▶ [Problem]: Write the listing below out again exactly, dropping the images.

▶ [Data provided]:
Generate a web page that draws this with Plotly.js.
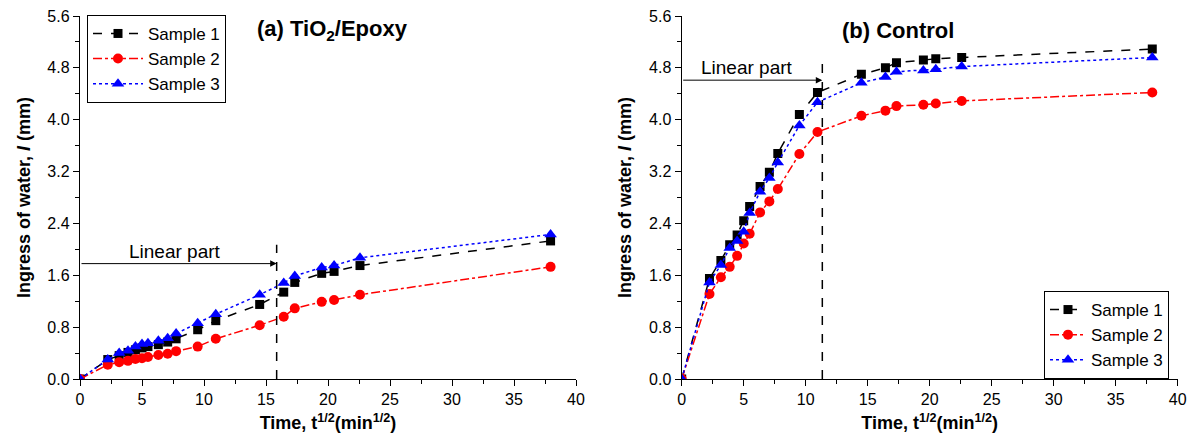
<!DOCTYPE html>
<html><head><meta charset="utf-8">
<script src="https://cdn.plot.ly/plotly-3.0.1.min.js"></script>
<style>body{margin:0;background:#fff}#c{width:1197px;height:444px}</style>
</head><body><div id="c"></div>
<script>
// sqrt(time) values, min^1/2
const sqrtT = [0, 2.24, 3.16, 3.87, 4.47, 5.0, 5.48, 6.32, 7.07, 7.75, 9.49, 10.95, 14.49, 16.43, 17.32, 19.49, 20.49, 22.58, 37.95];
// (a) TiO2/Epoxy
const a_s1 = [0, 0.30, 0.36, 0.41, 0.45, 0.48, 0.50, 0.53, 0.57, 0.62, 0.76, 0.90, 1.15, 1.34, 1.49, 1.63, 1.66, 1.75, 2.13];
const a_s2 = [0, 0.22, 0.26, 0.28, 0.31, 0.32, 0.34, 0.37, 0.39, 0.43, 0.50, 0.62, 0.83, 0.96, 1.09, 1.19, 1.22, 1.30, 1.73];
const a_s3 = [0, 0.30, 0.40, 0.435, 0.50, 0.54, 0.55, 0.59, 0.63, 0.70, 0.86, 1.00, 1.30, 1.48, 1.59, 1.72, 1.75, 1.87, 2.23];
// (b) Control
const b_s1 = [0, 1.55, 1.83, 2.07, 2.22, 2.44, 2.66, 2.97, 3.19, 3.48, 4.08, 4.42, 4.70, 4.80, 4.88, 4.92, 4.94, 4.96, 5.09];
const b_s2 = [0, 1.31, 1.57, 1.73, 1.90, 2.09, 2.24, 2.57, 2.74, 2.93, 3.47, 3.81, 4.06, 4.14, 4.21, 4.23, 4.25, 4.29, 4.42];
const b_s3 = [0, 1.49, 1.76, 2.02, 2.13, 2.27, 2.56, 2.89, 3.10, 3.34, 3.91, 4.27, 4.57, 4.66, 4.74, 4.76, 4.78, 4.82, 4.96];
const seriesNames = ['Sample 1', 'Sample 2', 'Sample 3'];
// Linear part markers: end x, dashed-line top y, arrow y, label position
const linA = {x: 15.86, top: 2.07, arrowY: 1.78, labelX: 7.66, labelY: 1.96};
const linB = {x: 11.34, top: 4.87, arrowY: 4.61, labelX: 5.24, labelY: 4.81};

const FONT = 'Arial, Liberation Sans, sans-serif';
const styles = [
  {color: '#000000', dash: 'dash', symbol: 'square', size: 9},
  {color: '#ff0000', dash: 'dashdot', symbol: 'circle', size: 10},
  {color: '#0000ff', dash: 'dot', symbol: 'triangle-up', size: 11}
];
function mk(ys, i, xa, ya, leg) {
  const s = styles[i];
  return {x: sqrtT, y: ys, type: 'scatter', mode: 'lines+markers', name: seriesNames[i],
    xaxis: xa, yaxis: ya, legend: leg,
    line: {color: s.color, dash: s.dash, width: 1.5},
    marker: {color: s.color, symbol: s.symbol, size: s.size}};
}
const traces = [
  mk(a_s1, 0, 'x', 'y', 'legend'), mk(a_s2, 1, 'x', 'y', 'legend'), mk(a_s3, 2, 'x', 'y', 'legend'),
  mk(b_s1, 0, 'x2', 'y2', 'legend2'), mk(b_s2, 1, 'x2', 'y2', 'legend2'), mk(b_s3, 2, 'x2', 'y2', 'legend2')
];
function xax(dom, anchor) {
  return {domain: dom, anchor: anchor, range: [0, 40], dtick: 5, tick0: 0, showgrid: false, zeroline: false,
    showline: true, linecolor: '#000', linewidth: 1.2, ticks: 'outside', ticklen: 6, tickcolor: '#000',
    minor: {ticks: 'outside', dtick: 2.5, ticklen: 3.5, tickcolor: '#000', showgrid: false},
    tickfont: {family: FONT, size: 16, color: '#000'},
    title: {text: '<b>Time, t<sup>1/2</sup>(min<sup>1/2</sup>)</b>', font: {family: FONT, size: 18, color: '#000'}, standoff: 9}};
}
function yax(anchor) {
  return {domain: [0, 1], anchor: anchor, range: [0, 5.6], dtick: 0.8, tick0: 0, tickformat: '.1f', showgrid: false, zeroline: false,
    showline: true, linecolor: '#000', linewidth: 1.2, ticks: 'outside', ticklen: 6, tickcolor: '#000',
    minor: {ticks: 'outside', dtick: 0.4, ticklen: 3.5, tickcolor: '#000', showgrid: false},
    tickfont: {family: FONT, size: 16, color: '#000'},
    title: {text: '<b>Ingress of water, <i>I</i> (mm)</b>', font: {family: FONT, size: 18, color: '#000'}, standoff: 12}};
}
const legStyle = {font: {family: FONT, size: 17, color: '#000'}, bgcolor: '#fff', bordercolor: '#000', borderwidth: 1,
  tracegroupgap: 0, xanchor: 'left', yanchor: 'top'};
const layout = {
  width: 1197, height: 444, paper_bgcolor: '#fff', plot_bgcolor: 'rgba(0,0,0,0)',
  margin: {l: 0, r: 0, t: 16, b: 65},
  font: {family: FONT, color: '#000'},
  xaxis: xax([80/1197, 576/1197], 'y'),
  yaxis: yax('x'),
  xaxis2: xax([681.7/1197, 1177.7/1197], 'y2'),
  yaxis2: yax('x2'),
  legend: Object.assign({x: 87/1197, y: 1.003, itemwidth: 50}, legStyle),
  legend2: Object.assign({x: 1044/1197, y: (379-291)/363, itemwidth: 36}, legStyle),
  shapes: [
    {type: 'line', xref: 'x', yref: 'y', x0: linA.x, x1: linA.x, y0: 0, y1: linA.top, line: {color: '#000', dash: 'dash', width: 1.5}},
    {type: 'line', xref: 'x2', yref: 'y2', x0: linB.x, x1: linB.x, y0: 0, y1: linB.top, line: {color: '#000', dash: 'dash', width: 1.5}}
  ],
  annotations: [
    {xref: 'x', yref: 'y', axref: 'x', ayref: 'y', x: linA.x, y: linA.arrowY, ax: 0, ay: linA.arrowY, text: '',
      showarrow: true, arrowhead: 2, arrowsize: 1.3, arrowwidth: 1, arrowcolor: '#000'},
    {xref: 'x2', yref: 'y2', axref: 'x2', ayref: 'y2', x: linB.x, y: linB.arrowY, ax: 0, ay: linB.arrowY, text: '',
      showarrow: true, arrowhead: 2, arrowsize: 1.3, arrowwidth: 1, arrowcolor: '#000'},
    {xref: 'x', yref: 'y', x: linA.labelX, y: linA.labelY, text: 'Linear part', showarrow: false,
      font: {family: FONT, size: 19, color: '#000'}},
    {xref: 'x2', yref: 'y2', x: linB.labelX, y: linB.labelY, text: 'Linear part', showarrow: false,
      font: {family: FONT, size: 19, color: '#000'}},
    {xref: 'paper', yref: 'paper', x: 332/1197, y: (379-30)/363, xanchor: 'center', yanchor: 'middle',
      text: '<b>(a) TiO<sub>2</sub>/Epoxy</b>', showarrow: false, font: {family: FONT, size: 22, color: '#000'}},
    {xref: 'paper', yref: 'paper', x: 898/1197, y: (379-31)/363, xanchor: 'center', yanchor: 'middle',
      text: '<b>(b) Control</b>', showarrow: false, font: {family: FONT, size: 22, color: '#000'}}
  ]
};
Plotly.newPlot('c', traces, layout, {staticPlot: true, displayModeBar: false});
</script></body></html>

▶ [Result of the task]:
Generate a web page that draws this with Plotly.js.
<!DOCTYPE html>
<html><head><meta charset="utf-8">
<script src="https://cdn.plot.ly/plotly-3.0.1.min.js"></script>
<style>body{margin:0;background:#fff}#c{width:1197px;height:444px}</style>
</head><body><div id="c"></div>
<script>
// sqrt(time) values, min^1/2
const sqrtT = [0, 2.24, 3.16, 3.87, 4.47, 5.0, 5.48, 6.32, 7.07, 7.75, 9.49, 10.95, 14.49, 16.43, 17.32, 19.49, 20.49, 22.58, 37.95];
// (a) TiO2/Epoxy
const a_s1 = [0, 0.30, 0.36, 0.41, 0.45, 0.48, 0.50, 0.53, 0.57, 0.62, 0.76, 0.90, 1.15, 1.34, 1.49, 1.63, 1.66, 1.75, 2.13];
const a_s2 = [0, 0.22, 0.26, 0.28, 0.31, 0.32, 0.34, 0.37, 0.39, 0.43, 0.50, 0.62, 0.83, 0.96, 1.09, 1.19, 1.22, 1.30, 1.73];
const a_s3 = [0, 0.30, 0.40, 0.435, 0.50, 0.54, 0.55, 0.59, 0.63, 0.70, 0.86, 1.00, 1.30, 1.48, 1.59, 1.72, 1.75, 1.87, 2.23];
// (b) Control
const b_s1 = [0, 1.55, 1.83, 2.07, 2.22, 2.44, 2.66, 2.97, 3.19, 3.48, 4.08, 4.42, 4.70, 4.80, 4.88, 4.92, 4.94, 4.96, 5.09];
const b_s2 = [0, 1.31, 1.57, 1.73, 1.90, 2.09, 2.24, 2.57, 2.74, 2.93, 3.47, 3.81, 4.06, 4.14, 4.21, 4.23, 4.25, 4.29, 4.42];
const b_s3 = [0, 1.49, 1.76, 2.02, 2.13, 2.27, 2.56, 2.89, 3.10, 3.34, 3.91, 4.27, 4.57, 4.66, 4.74, 4.76, 4.78, 4.82, 4.96];
const seriesNames = ['Sample 1', 'Sample 2', 'Sample 3'];
// Linear part markers: end x, dashed-line top y, arrow y, label position
const linA = {x: 15.86, top: 2.07, arrowY: 1.78, labelX: 7.66, labelY: 1.96};
const linB = {x: 11.34, top: 4.87, arrowY: 4.61, labelX: 5.24, labelY: 4.81};

const FONT = 'Arial, Liberation Sans, sans-serif';
const styles = [
  {color: '#000000', dash: 'dash', symbol: 'square', size: 9},
  {color: '#ff0000', dash: 'dashdot', symbol: 'circle', size: 10},
  {color: '#0000ff', dash: 'dot', symbol: 'triangle-up', size: 11}
];
function mk(ys, i, xa, ya, leg) {
  const s = styles[i];
  return {x: sqrtT, y: ys, type: 'scatter', mode: 'lines+markers', name: seriesNames[i],
    xaxis: xa, yaxis: ya, legend: leg,
    line: {color: s.color, dash: s.dash, width: 1.5},
    marker: {color: s.color, symbol: s.symbol, size: s.size}};
}
const traces = [
  mk(a_s1, 0, 'x', 'y', 'legend'), mk(a_s2, 1, 'x', 'y', 'legend'), mk(a_s3, 2, 'x', 'y', 'legend'),
  mk(b_s1, 0, 'x2', 'y2', 'legend2'), mk(b_s2, 1, 'x2', 'y2', 'legend2'), mk(b_s3, 2, 'x2', 'y2', 'legend2')
];
function xax(dom, anchor) {
  return {domain: dom, anchor: anchor, range: [0, 40], dtick: 5, tick0: 0, showgrid: false, zeroline: false,
    showline: true, linecolor: '#000', linewidth: 1.2, ticks: 'outside', ticklen: 6, tickcolor: '#000',
    minor: {ticks: 'outside', dtick: 2.5, ticklen: 3.5, tickcolor: '#000', showgrid: false},
    tickfont: {family: FONT, size: 16, color: '#000'},
    title: {text: '<b>Time, t<sup>1/2</sup>(min<sup>1/2</sup>)</b>', font: {family: FONT, size: 18, color: '#000'}, standoff: 9}};
}
function yax(anchor) {
  return {domain: [0, 1], anchor: anchor, range: [0, 5.6], dtick: 0.8, tick0: 0, tickformat: '.1f', showgrid: false, zeroline: false,
    showline: true, linecolor: '#000', linewidth: 1.2, ticks: 'outside', ticklen: 6, tickcolor: '#000',
    minor: {ticks: 'outside', dtick: 0.4, ticklen: 3.5, tickcolor: '#000', showgrid: false},
    tickfont: {family: FONT, size: 16, color: '#000'},
    title: {text: '<b>Ingress of water, <i>I</i> (mm)</b>', font: {family: FONT, size: 18, color: '#000'}, standoff: 12}};
}
const legStyle = {font: {family: FONT, size: 17, color: '#000'}, bgcolor: '#fff', bordercolor: '#000', borderwidth: 1,
  tracegroupgap: 0, xanchor: 'left', yanchor: 'top'};
const layout = {
  width: 1197, height: 444, paper_bgcolor: '#fff', plot_bgcolor: 'rgba(0,0,0,0)',
  margin: {l: 0, r: 0, t: 16, b: 65},
  font: {family: FONT, color: '#000'},
  xaxis: xax([80/1197, 576/1197], 'y'),
  yaxis: yax('x'),
  xaxis2: xax([681.7/1197, 1177.7/1197], 'y2'),
  yaxis2: yax('x2'),
  legend: Object.assign({x: 87/1197, y: 1.003, itemwidth: 50}, legStyle),
  legend2: Object.assign({x: 1044/1197, y: (379-291)/363, itemwidth: 36}, legStyle),
  shapes: [
    {type: 'line', xref: 'x', yref: 'y', x0: linA.x, x1: linA.x, y0: 0, y1: linA.top, line: {color: '#000', dash: 'dash', width: 1.5}},
    {type: 'line', xref: 'x2', yref: 'y2', x0: linB.x, x1: linB.x, y0: 0, y1: linB.top, line: {color: '#000', dash: 'dash', width: 1.5}}
  ],
  annotations: [
    {xref: 'x', yref: 'y', axref: 'x', ayref: 'y', x: linA.x, y: linA.arrowY, ax: 0, ay: linA.arrowY, text: '',
      showarrow: true, arrowhead: 2, arrowsize: 1.3, arrowwidth: 1, arrowcolor: '#000'},
    {xref: 'x2', yref: 'y2', axref: 'x2', ayref: 'y2', x: linB.x, y: linB.arrowY, ax: 0, ay: linB.arrowY, text: '',
      showarrow: true, arrowhead: 2, arrowsize: 1.3, arrowwidth: 1, arrowcolor: '#000'},
    {xref: 'x', yref: 'y', x: linA.labelX, y: linA.labelY, text: 'Linear part', showarrow: false,
      font: {family: FONT, size: 19, color: '#000'}},
    {xref: 'x2', yref: 'y2', x: linB.labelX, y: linB.labelY, text: 'Linear part', showarrow: false,
      font: {family: FONT, size: 19, color: '#000'}},
    {xref: 'paper', yref: 'paper', x: 332/1197, y: (379-30)/363, xanchor: 'center', yanchor: 'middle',
      text: '<b>(a) TiO<sub>2</sub>/Epoxy</b>', showarrow: false, font: {family: FONT, size: 22, color: '#000'}},
    {xref: 'paper', yref: 'paper', x: 898/1197, y: (379-31)/363, xanchor: 'center', yanchor: 'middle',
      text: '<b>(b) Control</b>', showarrow: false, font: {family: FONT, size: 22, color: '#000'}}
  ]
};
Plotly.newPlot('c', traces, layout, {staticPlot: true, displayModeBar: false});
</script></body></html>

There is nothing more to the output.